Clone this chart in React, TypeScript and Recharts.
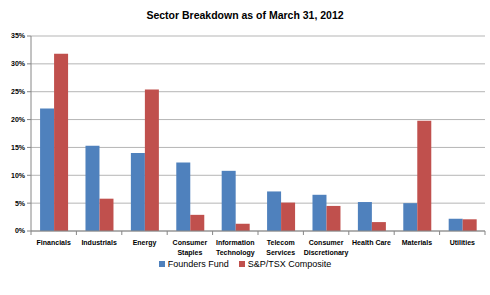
import React from "react";
import { Bar, BarChart, CartesianGrid, Legend, XAxis, YAxis } from "recharts";

const sectors = [
  "Financials",
  "Industrials",
  "Energy",
  "Consumer Staples",
  "Information Technology",
  "Telecom Services",
  "Consumer Discretionary",
  "Health Care",
  "Materials",
  "Utilities",
];
const foundersFund = [22.0, 15.3, 14.0, 12.3, 10.8, 7.1, 6.5, 5.2, 5.0, 2.2];
const tsxComposite = [31.8, 5.8, 25.4, 2.9, 1.3, 5.1, 4.5, 1.6, 19.8, 2.1];
const percentTicks = [0, 5, 10, 15, 20, 25, 30, 35];

const BLUE = "#4F81BD";
const RED = "#C0504D";
const FONT = "'Liberation Sans', Arial, sans-serif";

const data = sectors.map((name, i) => ({
  name,
  founders: foundersFund[i],
  tsx: tsxComposite[i],
}));

// category label, wrapped onto two lines when long, plus the
// small tick marks that sit on the category boundaries
const SectorTick = (props: any) => {
  const { x, y, payload, index } = props;
  const half = payload.offset ?? 0;
  const label: string = payload.value;
  const lines = label.length > 12 ? label.split(" ") : [label];
  return (
    <g>
      <line x1={x + half} x2={x + half} y1={y} y2={y + 4} stroke="#868686" />
      {index === 0 && (
        <line x1={x - half} x2={x - half} y1={y} y2={y + 4} stroke="#868686" />
      )}
      <text
        x={x}
        y={y + 14}
        textAnchor="middle"
        fontSize={7}
        fontWeight="bold"
        fontFamily={FONT}
        fill="#000"
      >
        {lines.map((ln, i) => (
          <tspan key={i} x={x} dy={i === 0 ? 0 : 10}>
            {ln}
          </tspan>
        ))}
      </text>
    </g>
  );
};

const LegendBox = () => (
  <div
    style={{
      display: "flex",
      justifyContent: "center",
      gap: 10,
      fontFamily: FONT,
      fontSize: 9,
      color: "#000",
    }}
  >
    {[
      { label: "Founders Fund", color: BLUE },
      { label: "S&P/TSX Composite", color: RED },
    ].map((item) => (
      <span key={item.label} style={{ display: "flex", alignItems: "center" }}>
        <span
          style={{
            width: 6,
            height: 6,
            background: item.color,
            marginRight: 3,
            display: "inline-block",
          }}
        />
        {item.label}
      </span>
    ))}
  </div>
);

export default function App() {
  return (
    <div
      style={{
        position: "absolute",
        left: 0,
        top: 0,
        width: 490,
        height: 295,
        background: "#fff",
      }}
    >
      <div
        style={{
          position: "absolute",
          top: 9,
          width: 490,
          textAlign: "center",
          fontFamily: FONT,
          fontWeight: "bold",
          fontSize: 10.5,
          color: "#000",
        }}
      >
        Sector Breakdown as of March 31, 2012
      </div>
      <BarChart
        width={490}
        height={295}
        data={data}
        margin={{ top: 36, right: 5, left: 0, bottom: 24 }}
        barCategoryGap="20%"
        barGap={0}
      >
        <CartesianGrid vertical={false} stroke="#b5b5b5" />
        <XAxis
          dataKey="name"
          interval={0}
          height={30}
          tickLine={false}
          tickSize={0}
          tickMargin={0}
          axisLine={{ stroke: "#868686" }}
          tick={<SectorTick />}
        />
        <YAxis
          width={31}
          domain={[0, 35]}
          ticks={percentTicks}
          tickFormatter={(v) => `${v}%`}
          tickSize={4}
          tickMargin={2}
          tickLine={{ stroke: "#868686" }}
          axisLine={{ stroke: "#868686" }}
          tick={{ fontSize: 7, fontWeight: "bold", fontFamily: FONT, fill: "#000" }}
        />
        <Legend
          verticalAlign="bottom"
          wrapperStyle={{ top: 259, left: 0, width: 490 }}
          content={<LegendBox />}
        />
        <Bar dataKey="founders" name="Founders Fund" fill={BLUE} isAnimationActive={false} />
        <Bar dataKey="tsx" name="S&P/TSX Composite" fill={RED} isAnimationActive={false} />
      </BarChart>
    </div>
  );
}
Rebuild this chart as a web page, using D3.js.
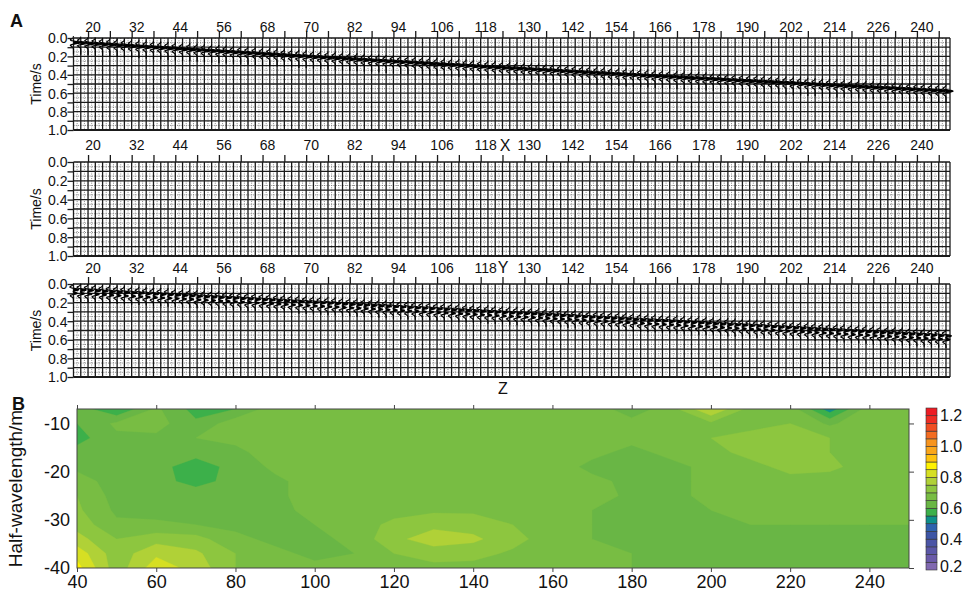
_____
WHAT IS NEEDED
Reproduce the material in its entirety and word for word, without the pictures.

FINAL RESULT
Clone this chart in React, TypeScript and Recharts.
import React from "react";
import { Bar, BarChart, CartesianGrid, Legend, XAxis, YAxis } from "recharts";

const sectors = [
  "Financials",
  "Industrials",
  "Energy",
  "Consumer Staples",
  "Information Technology",
  "Telecom Services",
  "Consumer Discretionary",
  "Health Care",
  "Materials",
  "Utilities",
];
const foundersFund = [22.0, 15.3, 14.0, 12.3, 10.8, 7.1, 6.5, 5.2, 5.0, 2.2];
const tsxComposite = [31.8, 5.8, 25.4, 2.9, 1.3, 5.1, 4.5, 1.6, 19.8, 2.1];
const percentTicks = [0, 5, 10, 15, 20, 25, 30, 35];

const BLUE = "#4F81BD";
const RED = "#C0504D";
const FONT = "'Liberation Sans', Arial, sans-serif";

const data = sectors.map((name, i) => ({
  name,
  founders: foundersFund[i],
  tsx: tsxComposite[i],
}));

// category label, wrapped onto two lines when long, plus the
// small tick marks that sit on the category boundaries
const SectorTick = (props: any) => {
  const { x, y, payload, index } = props;
  const half = payload.offset ?? 0;
  const label: string = payload.value;
  const lines = label.length > 12 ? label.split(" ") : [label];
  return (
    <g>
      <line x1={x + half} x2={x + half} y1={y} y2={y + 4} stroke="#868686" />
      {index === 0 && (
        <line x1={x - half} x2={x - half} y1={y} y2={y + 4} stroke="#868686" />
      )}
      <text
        x={x}
        y={y + 14}
        textAnchor="middle"
        fontSize={7}
        fontWeight="bold"
        fontFamily={FONT}
        fill="#000"
      >
        {lines.map((ln, i) => (
          <tspan key={i} x={x} dy={i === 0 ? 0 : 10}>
            {ln}
          </tspan>
        ))}
      </text>
    </g>
  );
};

const LegendBox = () => (
  <div
    style={{
      display: "flex",
      justifyContent: "center",
      gap: 10,
      fontFamily: FONT,
      fontSize: 9,
      color: "#000",
    }}
  >
    {[
      { label: "Founders Fund", color: BLUE },
      { label: "S&P/TSX Composite", color: RED },
    ].map((item) => (
      <span key={item.label} style={{ display: "flex", alignItems: "center" }}>
        <span
          style={{
            width: 6,
            height: 6,
            background: item.color,
            marginRight: 3,
            display: "inline-block",
          }}
        />
        {item.label}
      </span>
    ))}
  </div>
);

export default function App() {
  return (
    <div
      style={{
        position: "absolute",
        left: 0,
        top: 0,
        width: 490,
        height: 295,
        background: "#fff",
      }}
    >
      <div
        style={{
          position: "absolute",
          top: 9,
          width: 490,
          textAlign: "center",
          fontFamily: FONT,
          fontWeight: "bold",
          fontSize: 10.5,
          color: "#000",
        }}
      >
        Sector Breakdown as of March 31, 2012
      </div>
      <BarChart
        width={490}
        height={295}
        data={data}
        margin={{ top: 36, right: 5, left: 0, bottom: 24 }}
        barCategoryGap="20%"
        barGap={0}
      >
        <CartesianGrid vertical={false} stroke="#b5b5b5" />
        <XAxis
          dataKey="name"
          interval={0}
          height={30}
          tickLine={false}
          tickSize={0}
          tickMargin={0}
          axisLine={{ stroke: "#868686" }}
          tick={<SectorTick />}
        />
        <YAxis
          width={31}
          domain={[0, 35]}
          ticks={percentTicks}
          tickFormatter={(v) => `${v}%`}
          tickSize={4}
          tickMargin={2}
          tickLine={{ stroke: "#868686" }}
          axisLine={{ stroke: "#868686" }}
          tick={{ fontSize: 7, fontWeight: "bold", fontFamily: FONT, fill: "#000" }}
        />
        <Legend
          verticalAlign="bottom"
          wrapperStyle={{ top: 259, left: 0, width: 490 }}
          content={<LegendBox />}
        />
        <Bar dataKey="founders" name="Founders Fund" fill={BLUE} isAnimationActive={false} />
        <Bar dataKey="tsx" name="S&P/TSX Composite" fill={RED} isAnimationActive={false} />
      </BarChart>
    </div>
  );
}
Rebuild this chart as a web page, using D3.js.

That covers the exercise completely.